The Court increased damages to $20,000 and awarded legal costs of up to $100,000 against Grover.

Penfold’s argument to the House placed the responsibility precisely:

“That is not a criticism of the court. The court interpreted the law that this parliament wrote. The fault lies here.”

That is the central legal point. The 2013 amendments drafted the Act in terms broad enough to make the Giggle outcome the predictable consequence of its own language.

When parliament writes ambiguity into discrimination law, the courts deliver the consequences, and women are so far bearing the brunt of those consequences.

Penfold named the women whose cases have made those consequences visible: Sall Grover, Dr Jillian Spencer, Louise Elliott, Jasmine Sussex and Kirralie Smith.

“These women did not seek fame. Many paid a significant personal and professional price for speaking out.”

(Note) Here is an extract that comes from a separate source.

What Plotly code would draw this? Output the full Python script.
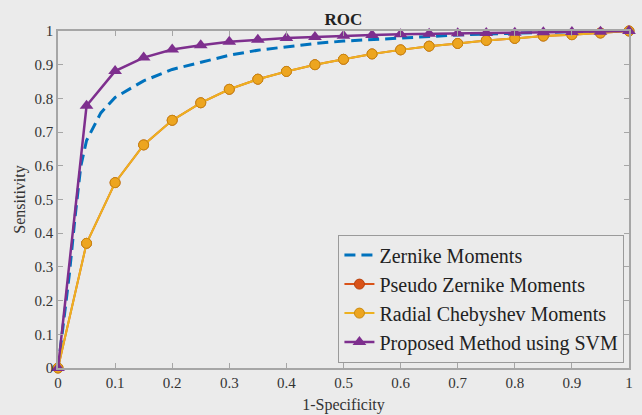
import plotly.graph_objects as go

# 1-Specificity sample points for marker series
fpr = [0, 0.05, 0.1, 0.15, 0.2, 0.25, 0.3, 0.35, 0.4, 0.45, 0.5,
       0.55, 0.6, 0.65, 0.7, 0.75, 0.8, 0.85, 0.9, 0.95, 1.0]

# Zernike Moments (smooth dashed curve)
zm_fpr = [0, 0.01, 0.02, 0.03, 0.04, 0.05, 0.075, 0.1, 0.15, 0.2, 0.25, 0.3,
          0.35, 0.4, 0.45, 0.5, 0.55, 0.6, 0.65, 0.7, 0.75, 0.8, 0.85, 0.9, 0.95, 1.0]
zm_tpr = [0, 0.14, 0.28, 0.45, 0.6, 0.675, 0.757, 0.803, 0.852, 0.886, 0.908, 0.928,
          0.943, 0.953, 0.963, 0.97, 0.975, 0.98, 0.984, 0.988, 0.991, 0.994, 0.996,
          0.998, 0.999, 1.0]

# Pseudo Zernike Moments (hidden beneath Radial Chebyshev)
pzm_tpr = [0, 0.37, 0.55, 0.662, 0.735, 0.787, 0.827, 0.857, 0.88, 0.9, 0.916,
           0.932, 0.944, 0.955, 0.963, 0.972, 0.978, 0.985, 0.989, 0.994, 1.0]

# Radial Chebyshev Moments
rcm_tpr = [0, 0.37, 0.55, 0.662, 0.735, 0.787, 0.827, 0.857, 0.88, 0.9, 0.916,
           0.932, 0.944, 0.955, 0.963, 0.972, 0.978, 0.985, 0.989, 0.994, 1.0]

# Proposed Method using SVM
svm_tpr = [0, 0.778, 0.881, 0.921, 0.945, 0.958, 0.968, 0.974, 0.979, 0.982, 0.986,
           0.988, 0.99, 0.992, 0.993, 0.994, 0.995, 0.996, 0.997, 0.998, 1.0]

names = ["Zernike Moments", "Pseudo Zernike Moments",
         "Radial Chebyshev Moments", "Proposed Method using SVM"]

BG = "#ebebeb"
FONT = "Liberation Serif, Times New Roman, Times, serif"

fig = go.Figure()
fig.add_trace(go.Scatter(x=zm_fpr, y=zm_tpr, mode="lines", name=names[0],
                         line=dict(color="#0072BD", width=3, dash="11px,6px"),
                         cliponaxis=False))
fig.add_trace(go.Scatter(x=fpr, y=pzm_tpr, mode="lines+markers", name=names[1],
                         line=dict(color="#D95319", width=2),
                         marker=dict(symbol="circle", size=10, color="#D95319",
                                     line=dict(color="#B8430F", width=1)),
                         cliponaxis=False))
fig.add_trace(go.Scatter(x=fpr, y=rcm_tpr, mode="lines+markers", name=names[2],
                         line=dict(color="#EDB120", width=2),
                         marker=dict(symbol="circle", size=10, color="#EDA520",
                                     line=dict(color="#C98A10", width=1)),
                         cliponaxis=False))
fig.add_trace(go.Scatter(x=fpr, y=svm_tpr, mode="lines+markers", name=names[3],
                         line=dict(color="#7E2F8E", width=2.5),
                         marker=dict(symbol="triangle-up", size=12, color="#7E2F8E"),
                         cliponaxis=False))

axis_common = dict(range=[0, 1], dtick=0.1, showgrid=False, zeroline=False,
                   showline=True, linecolor="#a6a6a6", linewidth=1.5,
                   mirror="ticks", ticks="inside", ticklen=5, tickcolor="#a6a6a6",
                   automargin=False,
                   tickfont=dict(family=FONT, size=15, color="#333333"))

fig.update_layout(
    width=642, height=415,
    font=dict(family=FONT, color="#333333"),
    paper_bgcolor=BG, plot_bgcolor=BG,
    margin=dict(l=58, r=13, t=31, b=47),
    title=dict(text="<b>ROC</b>", x=0.535, xanchor="center", y=0.955, yanchor="middle",
               font=dict(family=FONT, size=17, color="#222222")),
    xaxis=dict(**axis_common, title=dict(text="1-Specificity", standoff=9,
                                         font=dict(family=FONT, size=16, color="#333333"))),
    yaxis=dict(**axis_common, title=dict(text="Sensitivity", standoff=5,
                                         font=dict(family=FONT, size=16, color="#333333"))),
    legend=dict(x=0.992, y=0.016, xanchor="right", yanchor="bottom",
                bgcolor=BG, bordercolor="#9a9a9a", borderwidth=1,
                font=dict(family=FONT, size=20, color="#222222"),
                itemwidth=30, tracegroupgap=0),
    showlegend=True,
)

fig.write_html("out.html",
               config={"displayModeBar": False},
               post_script="document.body.style.margin='0';"
                           "document.body.style.background='#ebebeb';")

A liberal democracy cannot function properly when ordinary people are afraid to speak plainly, or to associate freely, because the potential cost is too great. Legislative ambiguity and court decisions that emphasise discrimination rights above the rights to fundamental freedoms have increased the legal risk for all Australians.

The fault lies in parliament and so does the fix.

HRLA advised on the drafting of the Penfold bill because we see the legal consequences of bad laws for ordinary Australians. HRLA will continue to advocate for legislative reform and for all Australians who face hostility for living faithfully and speaking the truth.